Подобная ненужность (случайность) туризма глубоко связана с проблемами городской культуры. Урри и Ларсен отмечают, что зарождение туризма совпало с появлением «гуляющих» (фланеров), на что обратил внимание немецкий критический теоретик Вальтер Беньямин[32].
В Париже первой половины XIX столетия стали популярны торговые пространства со стеклянными крышами, известные как пассажи. Пассажи находились на улице, но были крытыми. Фланерами называли тех, кто, разглядывая витрины, праздно бродил по таким пространствам, которые сложно было назвать как уличными, так и внутренними. Такого типа людей не существовало до появления пассажей. Как отмечает социолог Вакабаяси Микио[33], пассажи – это дальние родственники торговых центров (хотя архитектурные истоки торговых центров принято относить к США 1950-х годов), а фланеры – это дальние родственники посетителей торговых центров. Теперь же та фигура, которая подобно фланеру становится частью посещаемого пейзажа, – турист. У туриста нет каких-либо житейских нужд в посещаемых местах. У него нет нужды что-либо покупать, как нет и нужды куда-либо ходить. Всякая вещь, которую встречает турист, для него представляется товаром, объектом или экспонатом, на который падает его блуждающий и праздный, иными словами – случайный, взгляд.
Выше я упомянул Всемирную выставку, проходившую в Лондоне. Собственно говоря, та выставка была тесно связана с пассажами.
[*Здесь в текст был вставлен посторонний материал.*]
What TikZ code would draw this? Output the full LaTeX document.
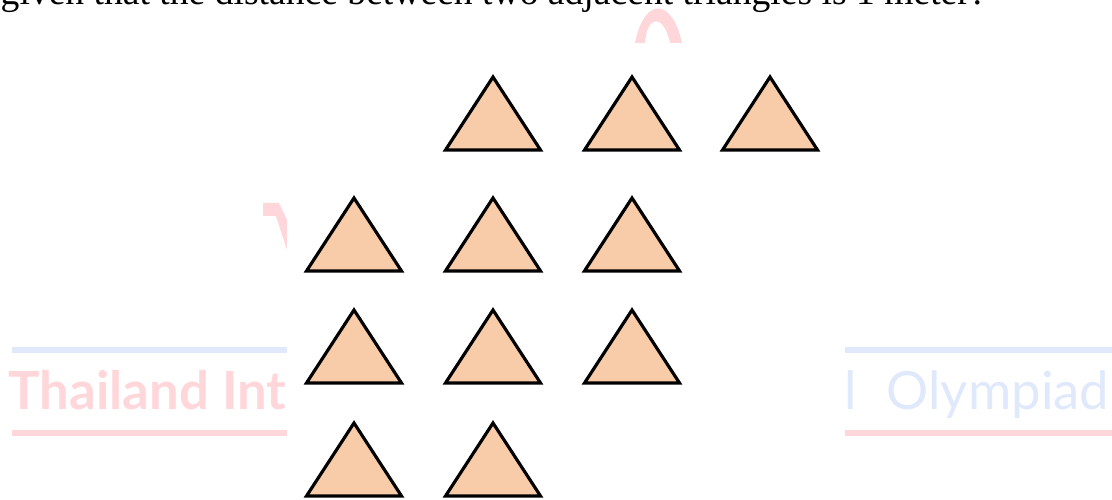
\documentclass[tikz,border=0pt]{standalone}
\usepackage{fontspec}
\setmainfont{Liberation Serif}
\newfontfamily\wmfont{Lato}
\usepackage{tikz}
\usetikzlibrary{positioning,calc}
\definecolor{triFill}{HTML}{F8CCA9}
\definecolor{wmPink}{HTML}{FFD6D9}
\definecolor{wmBlue}{HTML}{E0E9FC}
\tikzset{
  tri/.style={draw=black,fill=triFill,line width=0.9pt},
  wmline/.style={line width=0.06cm},
  wmtext/.style={inner sep=0pt,font=\wmfont\fontsize{15}{18}\selectfont}
}

\begin{document}
\begin{tikzpicture}
\useasboundingbox (0,0) rectangle (11.12,5.00);
\clip (0,0) rectangle (11.12,5.00);
% watermark behind the picture
\draw[wmline,wmBlue] (0.12,1.50) -- (11.12,1.50);
\draw[wmline,wmPink] (0.12,0.67) -- (11.12,0.67);
\node[wmtext,text=wmPink,anchor=base west] (wmleft) at (0.08,0.90) {\bfseries Thailand Int};
\node[wmtext,text=wmBlue,anchor=base east] (wmright) at (11.10,0.90) {l\hspace{0.3em} Olympiad};
\fill[wmPink] (6.35,4.57) .. controls (6.44,5.03) and (6.72,5.03) .. (6.82,4.57)
  -- (6.70,4.57) .. controls (6.64,4.86) and (6.47,4.86) .. (6.45,4.57) -- cycle;
\fill[wmPink] (2.63,2.97) -- (2.79,2.97) -- (2.87,2.80) -- (2.87,2.50) -- (2.76,2.84) -- (2.63,2.84) -- cycle;
\fill[white] (2.87,0) rectangle (8.45,4.57);
% question text, cut at the top
\node[anchor=base west,inner sep=0pt,font=\fontsize{10.7}{12}\selectfont] (question) at (0,4.95)
  {given that the distance between two adjacent triangles is 1 meter?};
% triangles: apex x / base y
\foreach \x/\y in {4.93/3.50, 6.32/3.50, 7.70/3.50,
                   3.54/2.29, 4.93/2.29, 6.32/2.29,
                   3.54/1.17, 4.93/1.17, 6.32/1.17,
                   3.54/0.04, 4.93/0.04}
  \draw[tri] (\x-0.475,\y) -- (\x+0.475,\y) -- (\x,\y+0.73) -- cycle;
\end{tikzpicture}
\end{document}
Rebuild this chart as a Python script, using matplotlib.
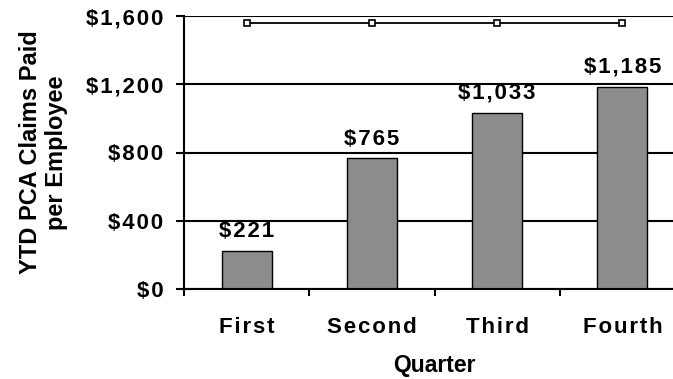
import matplotlib
matplotlib.use("Agg")
import matplotlib.pyplot as plt
from matplotlib.ticker import FuncFormatter

categories = ["First", "Second", "Third", "Fourth"]
values = [221, 765, 1033, 1185]
labels = ["$221", "$765", "$1,033", "$1,185"]
line_values = [1560, 1560, 1560, 1560]
yticks = [0, 400, 800, 1200, 1600]

plt.rcParams['font.family'] = ['Liberation Sans', 'DejaVu Sans']
plt.rcParams['font.weight'] = 'bold'

HS = "\u200a"


def spaced(s):
    return HS.join(s)


fig = plt.figure(figsize=(6.73, 3.79), dpi=100)
ax = fig.add_axes([184/673, 90/379, 501/673, 273/379])

x = list(range(len(categories)))
ax.bar(x, values, width=0.4, color='#8c8c8c', edgecolor='black', linewidth=1.0, zorder=3)
ax.plot(x, line_values, color='black', lw=1.3, marker='s', ms=4, mfc='white', mec='black',
        mew=1.2, zorder=4, clip_on=False)

for xi, v, lab in zip(x, values, labels):
    ax.annotate(spaced(lab), (xi, v), xytext=(0, 10), textcoords='offset points', ha='center',
                va='baseline', fontsize=16, fontweight='bold')

ax.set_xlim(-0.5, 3.5)
ax.set_ylim(0, 1600)
ax.set_yticks(yticks)
ax.yaxis.set_major_formatter(FuncFormatter(lambda v, p: spaced(f"${int(v):,}")))
ax.set_xticks([-0.5, 0.5, 1.5, 2.5, 3.5])
ax.set_xticklabels([])
ax.set_xticks(x, minor=True)
ax.set_xticklabels([spaced(c) for c in categories], minor=True)
ax.tick_params(axis='x', which='minor', length=0, pad=20, labelsize=16)
ax.tick_params(axis='x', which='major', length=5, width=1.5, direction='out')
ax.tick_params(axis='y', length=6, width=1.5, direction='out', labelsize=16, pad=9)
for lab in ax.get_xticklabels(minor=True) + ax.get_yticklabels():
    lab.set_fontweight('bold')

ax.yaxis.grid(True, color='black', lw=1.5, zorder=0)
for s in ['top', 'right']:
    ax.spines[s].set_visible(False)
for s in ['left', 'bottom']:
    ax.spines[s].set_linewidth(1.5)
    ax.spines[s].set_zorder(5)

ax.set_xlabel("Quarter", fontsize=16.5, fontweight='bold', labelpad=12)
ax.set_ylabel("YTD PCA Claims Paid\nper Employee", fontsize=17, fontweight='bold',
              linespacing=1.15)
ax.yaxis.set_label_coords(-0.232, 0.5)

fig.savefig("out.png", dpi=100)
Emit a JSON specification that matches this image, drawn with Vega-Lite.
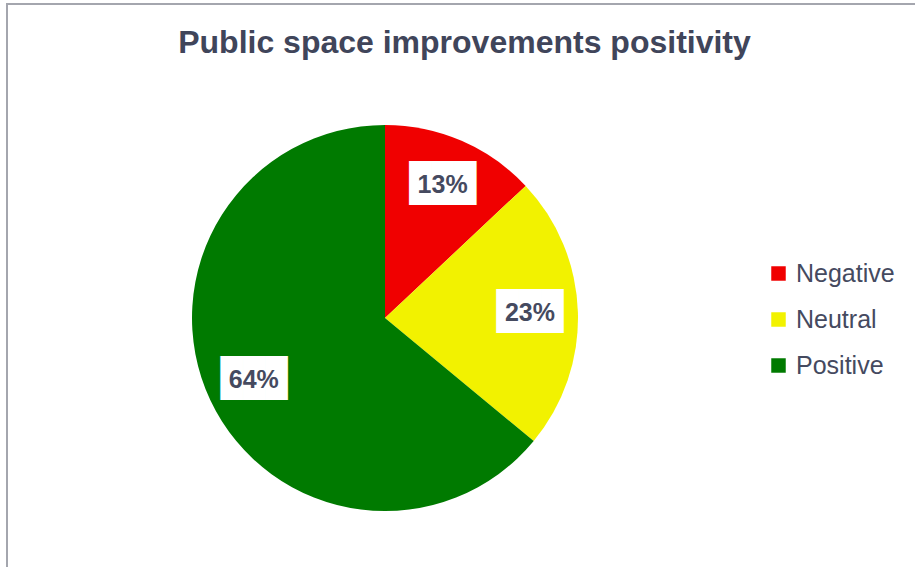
{
  "$schema": "https://vega.github.io/schema/vega-lite/v6.json",
  "autosize": {"type": "none"},
  "padding": {"left": 7, "top": 4, "right": 0, "bottom": 0},
  "width": 915,
  "height": 628,
  "background": "white",
  "view": {"stroke": "#a4a6ae", "strokeWidth": 2},
  "config": {
    "view": {"stroke": "#a4a6ae", "strokeWidth": 2},
    "font": "Liberation Sans"
  },
  "title": {
    "text": "Public space improvements positivity",
    "frame": "group",
    "anchor": "middle",
    "baseline": "alphabetic",
    "offset": -54,
    "dy": 27,
    "font": "Liberation Sans",
    "fontSize": 32,
    "fontWeight": "bold",
    "color": "#40455a"
  },
  "data": {
    "values": [
      {"category": "Negative", "value": 13, "label": "13%"},
      {"category": "Neutral", "value": 23, "label": "23%"},
      {"category": "Positive", "value": 64, "label": "64%"}
    ]
  },
  "encoding": {
    "theta": {"field": "value", "type": "quantitative", "stack": true},
    "order": {"field": "category", "sort": "ascending"}
  },
  "layer": [
    {
      "mark": {"type": "arc", "outerRadius": 193, "xOffset": -79.5},
      "encoding": {
        "color": {
          "field": "category",
          "type": "nominal",
          "scale": {"domain": ["Negative", "Neutral", "Positive"], "range": ["#f00000", "#f2f200", "#007a00"]},
          "legend": {
            "title": null,
            "orient": "none",
            "legendX": 759,
            "legendY": 257,
            "symbolType": "square",
            "symbolSize": 210,
            "symbolStrokeWidth": 0,
            "labelFontSize": 25,
            "labelColor": "#454a5f",
            "labelFont": "Liberation Sans",
            "labelOffset": 5,
            "rowPadding": 20
          }
        }
      }
    },
    {
      "mark": {"type": "text", "radius": 145, "xOffset": -79.5, "text": "███", "font": "DejaVu Sans Mono", "fontSize": 37, "color": "white", "align": "center", "baseline": "middle"},
      "encoding": {}
    },
    {
      "mark": {"type": "text", "radius": 145, "xOffset": -79.5, "font": "Liberation Sans", "fontSize": 25, "fontWeight": "bold", "color": "#454a5f", "align": "center", "baseline": "middle"},
      "encoding": {"text": {"field": "label", "type": "nominal"}}
    }
  ]
}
Всемирная выставка 1851 года, как известно, стала поворотным событием в истории, так как ознаменовала собой смещение центра тяжести британского общества того времени от аристократии к среднему классу, а также смещение ценностных ориентиров от красоты к производству. Не вдаваясь в подробности, скажу лишь, что главной достопримечательностью выставки было огромное стеклянное здание, которое называлось Хрустальным дворцом[34]. Сооруженная из стекла и железа, в интерьерах которой были представлены промышленные товары со всего света (сама организация внутреннего пространства обыгрывала воображаемое путешествие по миру), эта гигантская конструкция, по словам Беньямина[35], была своего рода идеальным воплощением пассажа.
Турист дрейфует по посещаемым местам, словно фланер. Он схватывает формы мира случайным взглядом. Словно покупателя, разглядывающего витрины, его привлекает то, на что он случайно наткнется, и те, кто ему случайно повстречается. Потому иногда он открывает для себя то, что не открывается обитателям посещаемых им мест. В этой книге я вряд ли смогу в полной мере раскрыть такие аспекты культуры репрезентации, как отношения между туризмом и городом, отношения между туризмом и визуальным или отношения между туризмом и технической воспроизводимостью, но несомненно, что это «дрейфование» (случайность) чрезвычайно важно для понимания сущности туриста. Именно в нем кроются его пределы и возможности. Позже, в главе 5, я рассмотрю этот же вопрос, но уже под другим углом.